Pero la situación actual es una oportunidad, tal vez la única, tal vez la última, para evitar la presión social del movimiento. Puede ser una ocasión para no mirar orgullosos hacia atrás o con ansias hacia el frente, y en su lugar mirar hacia arriba y contemplar el cielo, ese que siempre es el mismo y que damos siempre por hecho, el que no determinamos por estar viajando, corriendo, jugando o viviendo. Recostarnos a ver las nubes, o nuestro techo, nuestra habitación, lo que ya conocemos hasta el último rincón y de memoria, sirve para encontrarnos con ello de nuevo. Nos hace falta coincidir más con las certezas que con lo desconocido, nos hace falta darle lugar a lo que damos por contado o como cierto. En la normalidad tenemos tiempo para buscar las respuestas, en la quietud para hacernos más preguntas.

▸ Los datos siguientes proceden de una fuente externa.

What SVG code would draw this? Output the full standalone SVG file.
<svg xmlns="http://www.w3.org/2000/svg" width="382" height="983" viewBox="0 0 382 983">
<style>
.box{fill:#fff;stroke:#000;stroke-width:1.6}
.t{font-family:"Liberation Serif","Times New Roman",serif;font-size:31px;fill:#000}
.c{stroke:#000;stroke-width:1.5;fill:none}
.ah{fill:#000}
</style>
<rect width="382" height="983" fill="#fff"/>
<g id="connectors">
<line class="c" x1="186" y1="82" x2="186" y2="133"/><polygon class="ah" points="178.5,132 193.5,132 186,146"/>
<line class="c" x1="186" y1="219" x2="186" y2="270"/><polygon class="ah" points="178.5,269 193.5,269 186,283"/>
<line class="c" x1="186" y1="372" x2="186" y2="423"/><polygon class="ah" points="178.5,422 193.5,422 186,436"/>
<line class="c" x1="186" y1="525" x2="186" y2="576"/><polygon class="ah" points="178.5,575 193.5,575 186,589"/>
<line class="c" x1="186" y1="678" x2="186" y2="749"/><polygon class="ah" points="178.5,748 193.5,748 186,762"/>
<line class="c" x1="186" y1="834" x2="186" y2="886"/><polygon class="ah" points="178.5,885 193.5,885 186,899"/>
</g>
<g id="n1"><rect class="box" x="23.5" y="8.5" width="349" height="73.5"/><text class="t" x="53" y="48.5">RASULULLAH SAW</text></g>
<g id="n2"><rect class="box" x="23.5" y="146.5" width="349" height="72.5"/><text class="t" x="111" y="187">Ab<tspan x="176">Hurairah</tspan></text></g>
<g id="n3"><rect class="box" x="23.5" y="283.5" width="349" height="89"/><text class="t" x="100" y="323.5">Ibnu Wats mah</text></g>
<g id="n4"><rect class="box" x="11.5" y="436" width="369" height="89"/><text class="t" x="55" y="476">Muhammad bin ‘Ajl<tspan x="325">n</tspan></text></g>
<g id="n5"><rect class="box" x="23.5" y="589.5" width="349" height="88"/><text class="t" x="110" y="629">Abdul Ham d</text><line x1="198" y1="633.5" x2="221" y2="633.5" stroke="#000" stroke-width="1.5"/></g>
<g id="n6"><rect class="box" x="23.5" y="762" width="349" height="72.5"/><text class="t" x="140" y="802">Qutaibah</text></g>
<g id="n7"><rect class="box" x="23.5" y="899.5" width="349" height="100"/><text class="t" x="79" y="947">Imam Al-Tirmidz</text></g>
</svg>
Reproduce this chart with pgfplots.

Detenernos también funciona para ver con más detalle el movimiento ajeno. Nuestro gobierno, el que criticamos y aborrecemos pero que le exigimos dignidad y respeto, ese oficio siempre ingrato de mal gobernar con egoísmo, tiene hoy una oportunidad, un balón rebotando en la puerta del área y un presidente que anhela patear a gol. Las cifras son frías y se pueden interpretar de muchas maneras, una de ellas, nuestra predilecta, es con temor. Miles de muertos y cientos de miles más contagiados son música para estos oídos necios que especulan con las posibilidades que no entienden o dimensionan. Hoy nuestro presidente, sí nuestro, y algunos otros dirigentes se pueden anotar en los libros de historia y todo depende de una labor más o menos sencilla, saber sortear la crisis más grande del nuevo milenio. Los Alcaldes y gobiernos locales de nuestros pueblos se dedican tiempo completo a demostrarnos su consabida incapacidad, pues no han hecho más que lo que les dicen quienes sí detentan el poder y actúan como repetidores de las ideas de gentes más capaces. Mientras que por otro lado, despuntan los llamados a delfines, en una tarea titánica, intentar detener el movimiento, ese que prometieron que abundaría si les concedíamos el favor de nuestra confianza en unas habilidades no tan fáciles de comprobar. Hoy, a contra natura política, nos piden que nos detengamos, piden nuestra ayuda una vez más pero con más urgencia que antes, esta vez se están jugando su entrada en la historia, y nosotros tenemos la oportunidad de ayudar sin no hacer nada, ambas caras de una misma moneda con la que parece que ganamos todos ¿Ganamos?.